ECN Capital manages approximately $7.6 billion in assets, primarily focused on credit card and installment loan programs for home improvements, recreational vehicles, and marine vessels. By absorbing ECN, Warburg Pincus expands its footprint in the specialized lending markets that serve as the backbone for middle-class discretionary spending. While shareholders celebrated a 13 percent premium on their shares, the removal of a publicly traded, independent lender raises familiar questions about the long-term impact on competition and consumer choice in niche financing. In an era where market power is increasingly concentrated in the hands of a few institutional giants, the disappearance of a standalone player like ECN suggests a narrowing of the competitive field.

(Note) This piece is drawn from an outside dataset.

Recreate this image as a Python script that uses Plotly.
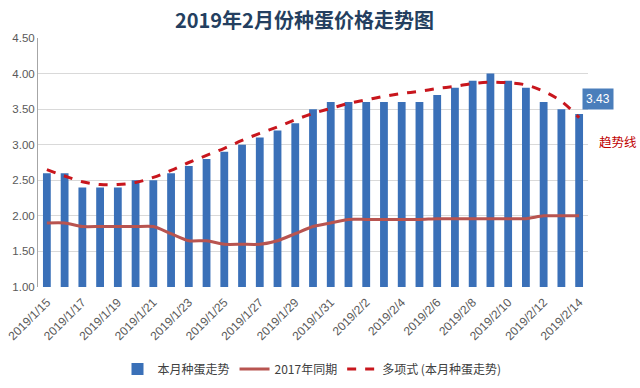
import plotly.graph_objects as go

dates = ["2019/1/15", "2019/1/16", "2019/1/17", "2019/1/18", "2019/1/19", "2019/1/20",
         "2019/1/21", "2019/1/22", "2019/1/23", "2019/1/24", "2019/1/25", "2019/1/26",
         "2019/1/27", "2019/1/28", "2019/1/29", "2019/1/30", "2019/1/31", "2019/2/1",
         "2019/2/2", "2019/2/3", "2019/2/4", "2019/2/5", "2019/2/6", "2019/2/7",
         "2019/2/8", "2019/2/9", "2019/2/10", "2019/2/11", "2019/2/12", "2019/2/13",
         "2019/2/14"]

price_2019 = [2.60, 2.60, 2.40, 2.40, 2.40, 2.50, 2.50, 2.60, 2.70, 2.80, 2.90, 3.00,
              3.10, 3.20, 3.30, 3.50, 3.60, 3.60, 3.60, 3.60, 3.60, 3.60, 3.70, 3.80,
              3.90, 4.00, 3.90, 3.80, 3.60, 3.50, 3.43]

price_2017 = [1.90, 1.90, 1.85, 1.85, 1.85, 1.85, 1.85, 1.75, 1.65, 1.65, 1.60, 1.60,
              1.60, 1.65, 1.75, 1.85, 1.90, 1.95, 1.95, 1.95, 1.95, 1.95, 1.96, 1.96,
              1.96, 1.96, 1.96, 1.96, 2.00, 2.00, 2.00]

trend = [2.65, 2.56, 2.48, 2.44, 2.44, 2.47, 2.54, 2.64, 2.75, 2.85, 2.95, 3.06,
         3.16, 3.25, 3.35, 3.44, 3.51, 3.58, 3.63, 3.68, 3.72, 3.75, 3.79, 3.82,
         3.86, 3.88, 3.87, 3.84, 3.75, 3.61, 3.38]

tick_labels = dates[::2]

title_text = "2019年2月份种蛋价格走势图"
last_label = "3.43"
trend_note = "趋势线"

cjk = "Noto Sans CJK SC, Noto Sans, sans-serif"
num_font = "Liberation Sans Narrow, Liberation Sans, Arial, sans-serif"

fig = go.Figure()
fig.add_trace(go.Bar(
    x=dates, y=price_2019, name="本月种蛋走势",
    marker=dict(color="#3a70b8", line=dict(width=0)),
    width=0.44,
))
fig.add_trace(go.Scatter(
    x=dates, y=price_2017, name="2017年同期", mode="lines",
    line=dict(color="#b85450", width=3, shape="spline", smoothing=0.6),
))
fig.add_trace(go.Scatter(
    x=dates, y=trend, name="多项式 (本月种蛋走势)", mode="lines",
    line=dict(color="#c8161d", width=3, dash="dash", shape="spline"),
))

fig.add_annotation(
    x=(598 - 38) / 550, y=3.64, xref="paper", yref="y", xanchor="center",
    text=last_label, showarrow=False,
    bgcolor="#4a7ebb", font=dict(color="white", size=12, family=num_font),
    borderpad=3,
)
fig.add_annotation(
    x=(639 - 38) / 550, y=3.05, xref="paper", yref="y", xanchor="right",
    text=trend_note, showarrow=False,
    font=dict(color="#c00000", size=12.5, family=cjk),
)

fig.update_layout(
    width=640, height=388,
    margin=dict(l=38, r=52, t=38, b=101, autoexpand=False),
    paper_bgcolor="white", plot_bgcolor="white",
    title=dict(text="<b>" + title_text + "</b>", x=(310 - 0) / 640, xanchor="center",
               xref="paper", y=1 - 21 / 388, yanchor="middle",
               font=dict(family=cjk, size=20, color="#243f60")),
    showlegend=True,
    legend=dict(orientation="h", x=(312 - 38) / 550, xanchor="center",
                y=(287 - 369) / 249, yanchor="middle",
                font=dict(family=cjk, size=12, color="#404040"),
                itemwidth=30, tracegroupgap=0),
    bargap=0.5,
)
fig.update_xaxes(
    type="category", tickmode="array", tickvals=tick_labels, ticktext=tick_labels,
    tickangle=-45, tickfont=dict(family=num_font, size=12, color="#595959"),
    ticklabelstandoff=5,
    showgrid=False, showline=False, ticks="", automargin=False,
)
fig.update_yaxes(
    range=[1, 4.5], dtick=0.5, tickformat=".2f",
    tickfont=dict(family=num_font, size=11.5, color="#595959"),
    showgrid=True, gridcolor="#d9d9d9", gridwidth=1,
    showline=True, linecolor="#a6a6a6", linewidth=1,
    zeroline=False, ticks="", automargin=False,
)

fig.write_html("out.html", config={"displayModeBar": False},
               post_script="document.body.style.margin='0';document.body.style.overflow='hidden';")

This merger comes at a volatile moment for the broader financial landscape. While mortgage rates have recently fallen for three consecutive weeks, providing some relief to the housing market, the cost of borrowing remains a central concern for American households. The transition of ECN Capital from a public entity to a private-equity-controlled asset reduces transparency in a sector that directly influences how families finance everything from essential home repairs to recreational lifestyle purchases. For small businesses and contractors who rely on ECN’s lending platforms to facilitate sales, the shift to private equity ownership often brings concerns regarding fee structures and the long-term stability of credit availability.
Simultaneously, the Department of Justice has signaled a shift in its oversight of the financial system’s highest levels. On the same day the ECN deal closed, the DOJ terminated its investigation into Federal Reserve Chairman Jerome Powell regarding alleged cost overruns at the Fed’s headquarters and claims of misleading Congress. The closure of this probe effectively clears the path for Kevin Warsh to be confirmed as the next Fed Chair when Powell’s term expires on May 15. The end of the probe has already prompted Senator Thom Tillis to lift his hold on the confirmation, signaling a rapid transition in monetary leadership.
The intersection of private equity expansion and shifting leadership at the Federal Reserve creates a period of uncertainty for antitrust advocates. While the ECN buyout cleared regulatory hurdles without significant challenge, the increasing dominance of large investment firms over specialized lending markets remains a point of friction for those concerned with market diversity. As the Fed prepares for new leadership under Warsh, who has vowed to maintain independence amid political pressure, the balance between fostering market liquidity and preventing the over-consolidation of financial power will be a defining challenge for the remainder of 2026. The human cost of market power is often felt most acutely in these specialized credit markets, where the lack of alternatives can leave consumers vulnerable to the whims of institutional giants.